The Internet Corporation for Assigned names and Numbers (ICANN) is a private not-for-profit corporation established in California. So far, ICANN has been operating under an agreement with the US Department of Commerce. However, this agreement expires on 30 September this year.

The EU’s Information Society Commissioner Viviane Reding (pictured) today outlined a new governance model for the internet icon: launch video.

This would include a fully private and accountable ICANN, accompanied by an independent judicial body, as well as a ‘G12 for Internet Governance’ – a multilateral forum for governments to discuss general internet governance policy and security issues.

“I trust that President Obama will have the courage, the wisdom and the respect for the global nature of the internet to pave the way in September for a new, more accountable, more transparent, more democratic and more multilateral form of internet governance,” Reding said.

“The time to act is now. And Europe will be ready to support President Obama in his efforts.”

Reding stressed that “a moment of truth will come on 30 September this year, when the current agreement between ICANN and the US Government expires.

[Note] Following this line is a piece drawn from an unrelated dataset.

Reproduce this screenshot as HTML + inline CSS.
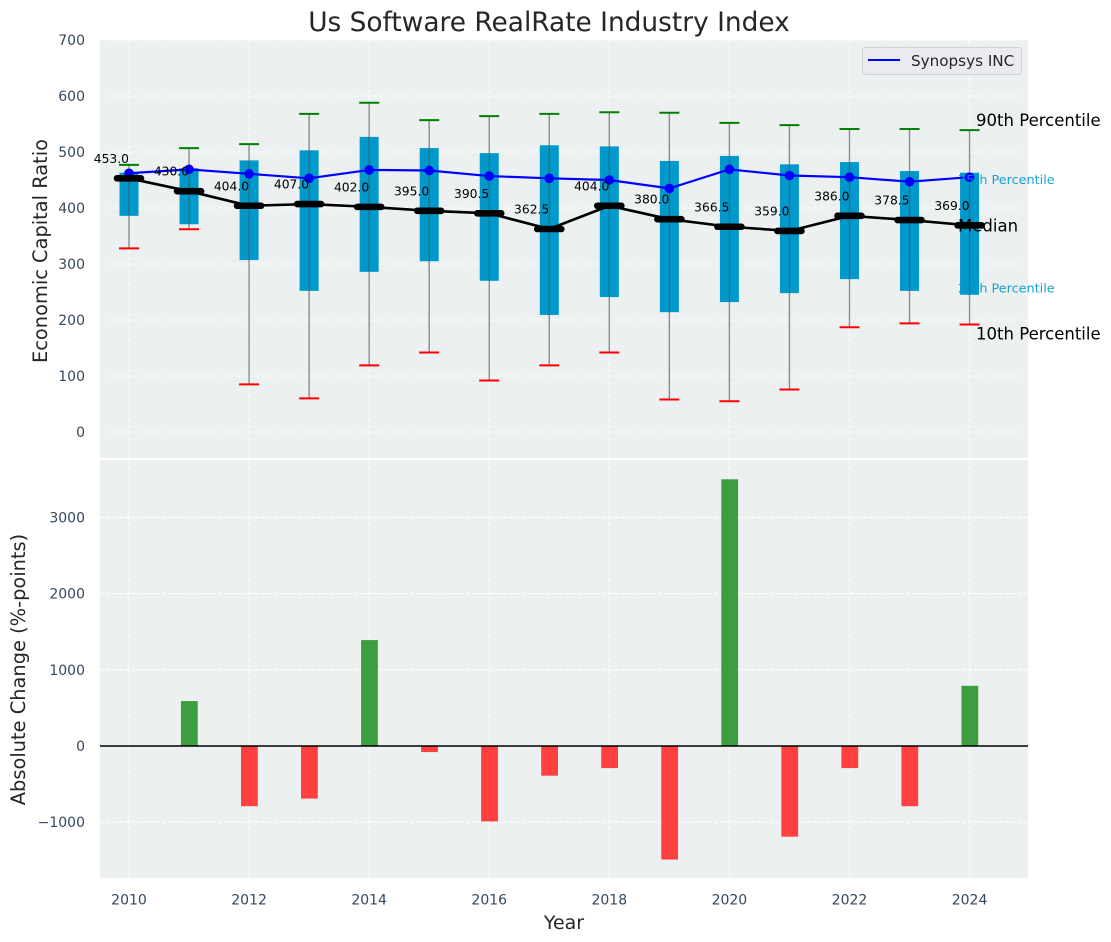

This opens the door for the full privatisation of ICANN, and it also raises the question of to whom ICANN should be accountable, as from 1 October.”

ICANN deals with some of most sensitive issues related to internet governance, such as top-level domains or management of the internet address system that ensures that millions of computers can connect to each other.

ICANN was established in 1998 in California, under an agreement with the US Government.

“Accountability of ICANN is a must,” said Reding. “The Clinton administration’s decision to progressively privatise the internet’s domain name and addressing system is the right one.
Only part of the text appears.